A Gradient Boosting Machines implementation with a couple of experimental tricks.
The GBM implementation is super bare-bones, only providing fit() and predict() with a hard-coded MSE loss function.
There are 3 tricks related to regularization: (1) make the split penalty a function of the root variance (2) use Laplacian smoothing on the leaf weights (3) re-bin frequently and semi-randomly
With better regularization, it becomes practical to use TRINARY trees. This has a bit better accuracy XGBoost and LightGBM on most of my (extremely crude) benchmarks.
See #implementation-tricks below for more details.
TODO:
- make this easier
- make the files / package installed by setup.py cleaner
- test & document with ubuntu via Dockerfile
- check in Agaricus and any of the smaller benchmarks that we can
Needs OpenMP to build the C code. On my machine (Mac OS X 10.15) I got that working by switching to the LLVM clang installed by brew install llvm.
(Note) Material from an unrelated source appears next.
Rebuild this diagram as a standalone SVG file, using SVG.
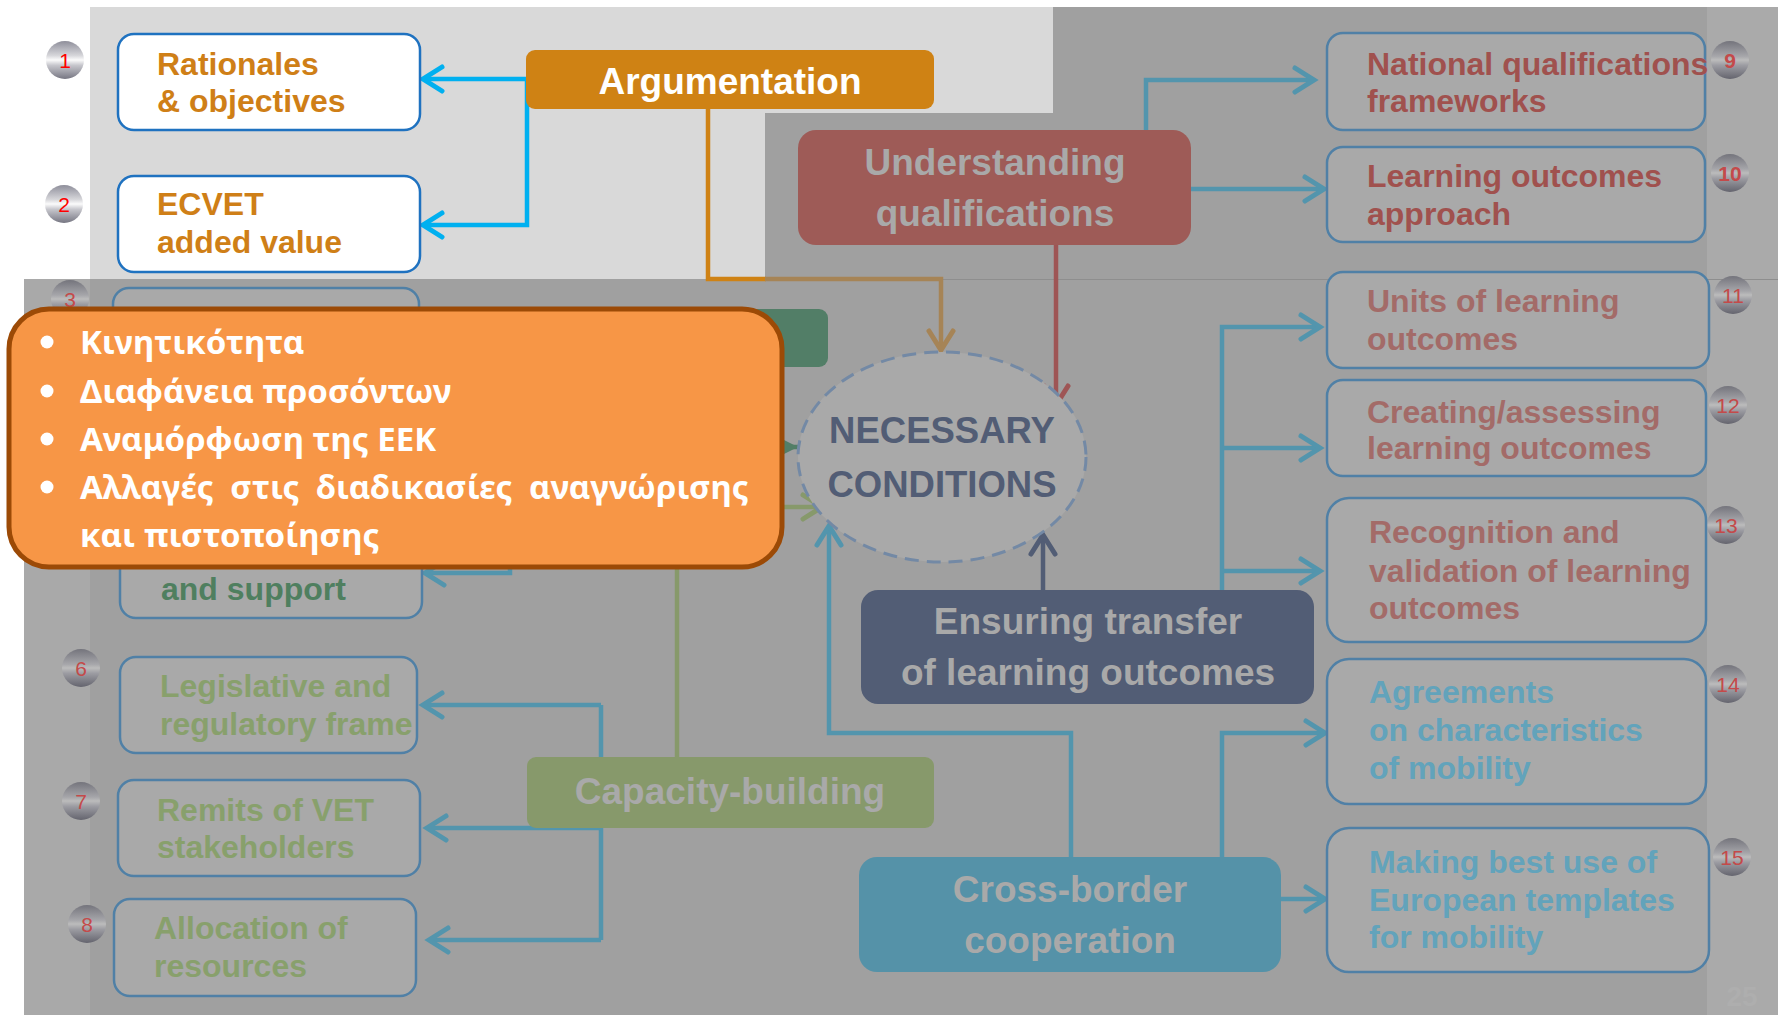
<svg xmlns="http://www.w3.org/2000/svg" width="1778" height="1015" viewBox="0 0 1778 1015">
<defs>
<style>
.t{font-family:"Liberation Sans",Arial,sans-serif;font-weight:bold}
.bx{font-size:32px}
.big{font-size:37px;text-anchor:middle}
.bb{fill:#ffffff;stroke:#1f72c0;stroke-width:2.5}
.bd{fill:#a9a9a9;stroke:#5080a6;stroke-width:2.5}
.num{font-family:"Liberation Sans",Arial,sans-serif;font-size:21px;text-anchor:middle}
.nb{fill:#ff0000}
.nd{fill:#c44a4a}
.c{fill:none;stroke-width:4.5;stroke-linejoin:miter}
.cbb{stroke:#00b0f0;marker-end:url(#ah-bb)}
.cdb{stroke:#5395ad;marker-end:url(#ah-db)}
.cdbn{stroke:#5395ad}
.gk{font-family:"Noto Sans","Open Sans",sans-serif;font-weight:bold;font-size:33px;fill:#ffffff}
</style>
<linearGradient id="gb" x1="0" y1="0" x2="0" y2="1">
<stop offset="0" stop-color="#8e8e9a"/><stop offset="0.38" stop-color="#d6d6da"/><stop offset="0.5" stop-color="#fbfbfb"/><stop offset="0.64" stop-color="#c6c6cc"/><stop offset="1" stop-color="#767682"/>
</linearGradient>
<linearGradient id="gd" x1="0" y1="0" x2="0" y2="1">
<stop offset="0" stop-color="#74747c"/><stop offset="0.4" stop-color="#a6a6aa"/><stop offset="0.5" stop-color="#bcbcbc"/><stop offset="0.64" stop-color="#9c9ca2"/><stop offset="1" stop-color="#64646e"/>
</linearGradient>
<marker id="ah-bb" markerUnits="userSpaceOnUse" markerWidth="30" markerHeight="30" refX="24" refY="15" orient="auto" overflow="visible"><path d="M5,3 L24,15 L5,27" fill="none" stroke="#00b0f0" stroke-width="5" stroke-linecap="round"/></marker>
<marker id="ah-db" markerUnits="userSpaceOnUse" markerWidth="30" markerHeight="30" refX="24" refY="15" orient="auto" overflow="visible"><path d="M5,3 L24,15 L5,27" fill="none" stroke="#5395ad" stroke-width="5" stroke-linecap="round"/></marker>
<marker id="ah-or" markerUnits="userSpaceOnUse" markerWidth="30" markerHeight="30" refX="24" refY="15" orient="auto" overflow="visible"><path d="M5,3 L24,15 L5,27" fill="none" stroke="#a68456" stroke-width="5" stroke-linecap="round"/></marker>
<marker id="ah-rd" markerUnits="userSpaceOnUse" markerWidth="30" markerHeight="30" refX="24" refY="15" orient="auto" overflow="visible"><path d="M5,3 L24,15 L5,27" fill="none" stroke="#9e5555" stroke-width="5" stroke-linecap="round"/></marker>
<marker id="ah-nv" markerUnits="userSpaceOnUse" markerWidth="30" markerHeight="30" refX="24" refY="15" orient="auto" overflow="visible"><path d="M5,3 L24,15 L5,27" fill="none" stroke="#525d75" stroke-width="5" stroke-linecap="round"/></marker>
<marker id="ah-lg" markerUnits="userSpaceOnUse" markerWidth="30" markerHeight="30" refX="24" refY="15" orient="auto" overflow="visible"><path d="M5,3 L24,15 L5,27" fill="none" stroke="#87996b" stroke-width="5" stroke-linecap="round"/></marker>
<marker id="ah-dg" markerUnits="userSpaceOnUse" markerWidth="18" markerHeight="18" refX="16" refY="8" orient="auto" overflow="visible"><path d="M0,0 L16,8 L0,16 Z" fill="#527e67"/></marker>
</defs>

<g id="background">
<rect width="1778" height="1015" fill="#ffffff"/>
<path d="M90,7 H1053 V113 H765 V279 H90 Z" fill="#d9d9d9"/>
<path d="M1053,7 H1707 V1015 H90 V279 H765 V113 H1053 Z" fill="#a0a0a0"/>
<rect x="24" y="279" width="66" height="736" fill="#a9a9a9"/>
<rect x="1707" y="7" width="71" height="1008" fill="#aaaaaa"/>
<line x1="765" y1="279.5" x2="1778" y2="279.5" stroke="#8e8e8e" stroke-width="1"/>
<text x="1742" y="1006" class="t" font-size="28" text-anchor="middle" fill="#aeaeae">25</text>
</g>

<g id="connectors">
<path class="c cbb" d="M527,152 V79 H423"/>
<path class="c cbb" d="M527,152 V225 H423"/>
<path class="c" stroke="#cf8214" d="M708,109 V279 H766"/>
<path class="c" stroke="#a68456" marker-end="url(#ah-or)" d="M765,279 H941 V350"/>
<path class="c" stroke="#9e5555" marker-end="url(#ah-rd)" d="M1056,245 V405"/>
<path class="c cdb" d="M1146,131 V80 H1314"/>
<path class="c cdb" d="M1190,189 H1324"/>
<path class="c cdb" d="M1222,591 V327 H1320"/>
<path class="c cdb" d="M1222,448 H1320"/>
<path class="c cdb" d="M1222,571 H1320"/>
<path class="c" stroke="#525d75" marker-end="url(#ah-nv)" d="M1043,591 V535"/>
<path class="c cdb" d="M1071,858 V733 H829 V526"/>
<path class="c cdb" d="M1222,858 V733 H1325"/>
<path class="c cdb" d="M1280,899 H1325"/>
<path class="c cdbn" d="M601,705 V757"/>
<path class="c cdbn" d="M601,828 V940"/>
<path class="c cdb" d="M601,705 H423"/>
<path class="c cdb" d="M601,828 H427"/>
<path class="c cdb" d="M601,940 H429"/>
<path class="c cdb" d="M510,545 V573 H425"/>
<path class="c" stroke="#87996b" stroke-width="3.5" marker-end="url(#ah-lg)" d="M677,757 V507 H822"/>
<path class="c" stroke="#527e67" stroke-width="4" marker-end="url(#ah-dg)" d="M740,447 H798"/>
</g>

<g id="badge-1"><circle cx="65" cy="60" r="19" fill="url(#gb)"/><text x="65" y="68" class="num nb">1</text></g>
<g id="badge-2"><circle cx="64" cy="204" r="19" fill="url(#gb)"/><text x="64" y="212" class="num nb">2</text></g>
<g id="badge-3"><circle cx="70" cy="299" r="19" fill="url(#gd)"/><text x="70" y="307" class="num nd">3</text></g>
<g id="badge-6"><circle cx="81" cy="668" r="19" fill="url(#gd)"/><text x="81" y="676" class="num nd">6</text></g>
<g id="badge-7"><circle cx="81" cy="801" r="19" fill="url(#gd)"/><text x="81" y="809" class="num nd">7</text></g>
<g id="badge-8"><circle cx="87" cy="924" r="19" fill="url(#gd)"/><text x="87" y="932" class="num nd">8</text></g>
<g id="badge-9"><circle cx="1730" cy="60" r="19" fill="url(#gd)"/><text x="1730" y="68" class="num nd" font-weight="bold">9</text></g>
<g id="badge-10"><circle cx="1730" cy="173" r="19" fill="url(#gd)"/><text x="1730" y="181" class="num nd" font-weight="bold">10</text></g>
<g id="badge-11"><circle cx="1733" cy="295" r="19" fill="url(#gd)"/><text x="1733" y="303" class="num nd">11</text></g>
<g id="badge-12"><circle cx="1728" cy="405" r="19" fill="url(#gd)"/><text x="1728" y="413" class="num nd">12</text></g>
<g id="badge-13"><circle cx="1726" cy="525" r="19" fill="url(#gd)"/><text x="1726" y="533" class="num nd">13</text></g>
<g id="badge-14"><circle cx="1728" cy="684" r="19" fill="url(#gd)"/><text x="1728" y="692" class="num nd">14</text></g>
<g id="badge-15"><circle cx="1732" cy="857" r="19" fill="url(#gd)"/><text x="1732" y="865" class="num nd">15</text></g>

<g id="rationales">
<rect x="118" y="34" width="302" height="96" rx="16" class="bb"/>
<text class="t bx" fill="#cf7f17"><tspan x="157" y="75">Rationales</tspan><tspan x="157" y="112">&amp; objectives</tspan></text>
</g>
<g id="ecvet">
<rect x="118" y="176" width="302" height="96" rx="16" class="bb"/>
<text class="t bx" fill="#cf7f17"><tspan x="157" y="215">ECVET</tspan><tspan x="157" y="253">added value</tspan></text>
</g>
<g id="argumentation">
<rect x="526" y="50" width="408" height="59" rx="9" fill="#cf8214"/>
<text x="730" y="94" class="t big" fill="#ffffff">Argumentation</text>
</g>
<g id="understanding">
<rect x="798" y="130" width="393" height="115" rx="18" fill="#9e5b57"/>
<text class="t big" fill="#a9a9a9"><tspan x="995" y="175">Understanding</tspan><tspan x="995" y="226">qualifications</tspan></text>
</g>
<g id="box-3"><rect x="113" y="288" width="306" height="96" rx="16" class="bd"/></g>
<g id="box-5">
<rect x="120" y="522" width="302" height="96" rx="16" class="bd"/>
<text x="161" y="600" class="t bx" fill="#4f7f5f">and support</text>
</g>
<g id="green-node"><rect x="526" y="309" width="302" height="58" rx="9" fill="#527e67"/></g>
<g id="necessary">
<ellipse cx="942" cy="457" rx="144" ry="105" fill="#a9a9a9" stroke="#7389a5" stroke-width="3" stroke-dasharray="14 8"/>
<text class="t" font-size="36.5" text-anchor="middle" fill="#525d75"><tspan x="942" y="443">NECESSARY</tspan><tspan x="942" y="497">CONDITIONS</tspan></text>
</g>
<g id="ensuring">
<rect x="861" y="590" width="453" height="114" rx="17" fill="#525d75"/>
<text class="t big" fill="#a9a9a9"><tspan x="1088" y="634">Ensuring transfer</tspan><tspan x="1088" y="685">of learning outcomes</tspan></text>
</g>
<g id="capacity">
<rect x="527" y="757" width="407" height="71" rx="9" fill="#87996b"/>
<text x="730" y="804" class="t big" fill="#a9a9a9">Capacity-building</text>
</g>
<g id="crossborder">
<rect x="859" y="857" width="422" height="115" rx="18" fill="#5592a8"/>
<text class="t big" fill="#a9a9a9"><tspan x="1070" y="902">Cross-border</tspan><tspan x="1070" y="953">cooperation</tspan></text>
</g>

<g id="legislative">
<rect x="120" y="657" width="297" height="96" rx="16" class="bd"/>
<text class="t bx" fill="#88a06c"><tspan x="160" y="697">Legislative and</tspan><tspan x="160" y="735">regulatory frame</tspan></text>
</g>
<g id="remits">
<rect x="118" y="780" width="302" height="96" rx="16" class="bd"/>
<text class="t bx" fill="#88a06c"><tspan x="157" y="821">Remits of VET</tspan><tspan x="157" y="858">stakeholders</tspan></text>
</g>
<g id="allocation">
<rect x="114" y="899" width="302" height="97" rx="16" class="bd"/>
<text class="t bx" fill="#88a06c"><tspan x="154" y="939">Allocation of</tspan><tspan x="154" y="977">resources</tspan></text>
</g>

<g id="nqf">
<rect x="1327" y="33" width="378" height="97" rx="16" class="bd"/>
<text class="t bx" fill="#a0514e"><tspan x="1367" y="75">National qualifications</tspan><tspan x="1367" y="112">frameworks</tspan></text>
</g>
<g id="lo-approach">
<rect x="1327" y="147" width="378" height="95" rx="16" class="bd"/>
<text class="t bx" fill="#a0514e"><tspan x="1367" y="187">Learning outcomes</tspan><tspan x="1367" y="225">approach</tspan></text>
</g>
<g id="units">
<rect x="1327" y="272" width="382" height="96" rx="16" class="bd"/>
<text class="t bx" fill="#a36b68"><tspan x="1367" y="312">Units of learning</tspan><tspan x="1367" y="350">outcomes</tspan></text>
</g>
<g id="creating">
<rect x="1327" y="380" width="379" height="96" rx="16" class="bd"/>
<text class="t bx" fill="#a36b68"><tspan x="1367" y="423">Creating/assessing</tspan><tspan x="1367" y="459">learning outcomes</tspan></text>
</g>
<g id="recognition">
<rect x="1327" y="498" width="379" height="144" rx="22" class="bd"/>
<text class="t bx" fill="#a36b68"><tspan x="1369" y="543">Recognition and</tspan><tspan x="1369" y="582">validation of learning</tspan><tspan x="1369" y="619">outcomes</tspan></text>
</g>
<g id="agreements">
<rect x="1327" y="659" width="379" height="145" rx="22" class="bd"/>
<text class="t bx" fill="#62a3bb"><tspan x="1369" y="703">Agreements</tspan><tspan x="1369" y="741">on characteristics</tspan><tspan x="1369" y="779">of mobility</tspan></text>
</g>
<g id="templates">
<rect x="1327" y="828" width="382" height="144" rx="22" class="bd"/>
<text class="t bx" fill="#62a3bb"><tspan x="1369" y="873">Making best use of</tspan><tspan x="1369" y="911">European templates</tspan><tspan x="1369" y="948">for mobility</tspan></text>
</g>

<g id="callout">
<rect x="9" y="309" width="773" height="258" rx="40" fill="#f79646" stroke="#9c4a06" stroke-width="5"/>
<circle cx="47" cy="342" r="6.5" fill="#ffffff"/>
<circle cx="47" cy="391" r="6.5" fill="#ffffff"/>
<circle cx="47" cy="439" r="6.5" fill="#ffffff"/>
<circle cx="47" cy="487" r="6.5" fill="#ffffff"/>
<text class="gk"><tspan x="80" y="354">Κινητικότητα</tspan><tspan x="80" y="403">Διαφάνεια προσόντων</tspan><tspan x="80" y="451">Αναμόρφωση της ΕΕΚ</tspan><tspan x="80" y="499" word-spacing="8">Αλλαγές στις διαδικασίες αναγνώρισης</tspan><tspan x="80" y="547">και πιστοποίησης</tspan></text>
</g>
</svg>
The benchmarks require data from various kaggle competitions. Downloading each one requires clicking through some TOS with Kaggle.
The most useful one so far is the M5 competition from https://www.kaggle.com/c/m5-forecasting-accuracy. Download the data files to data/m5. It takes 2-3 minutes to train a 100-tree model, which is short enough to iterate quickly, but long enough to measure performance bottlenecks.
TODO:
- separate the library from the benchmarks so it's easy to import the library into a custom project
make run TREE_COUNT=100
This builds the C code, runs tests, and then runs a suite of benchmarks against XGBoost. Smaller tree counts are faster when iterating quickly on new ideas.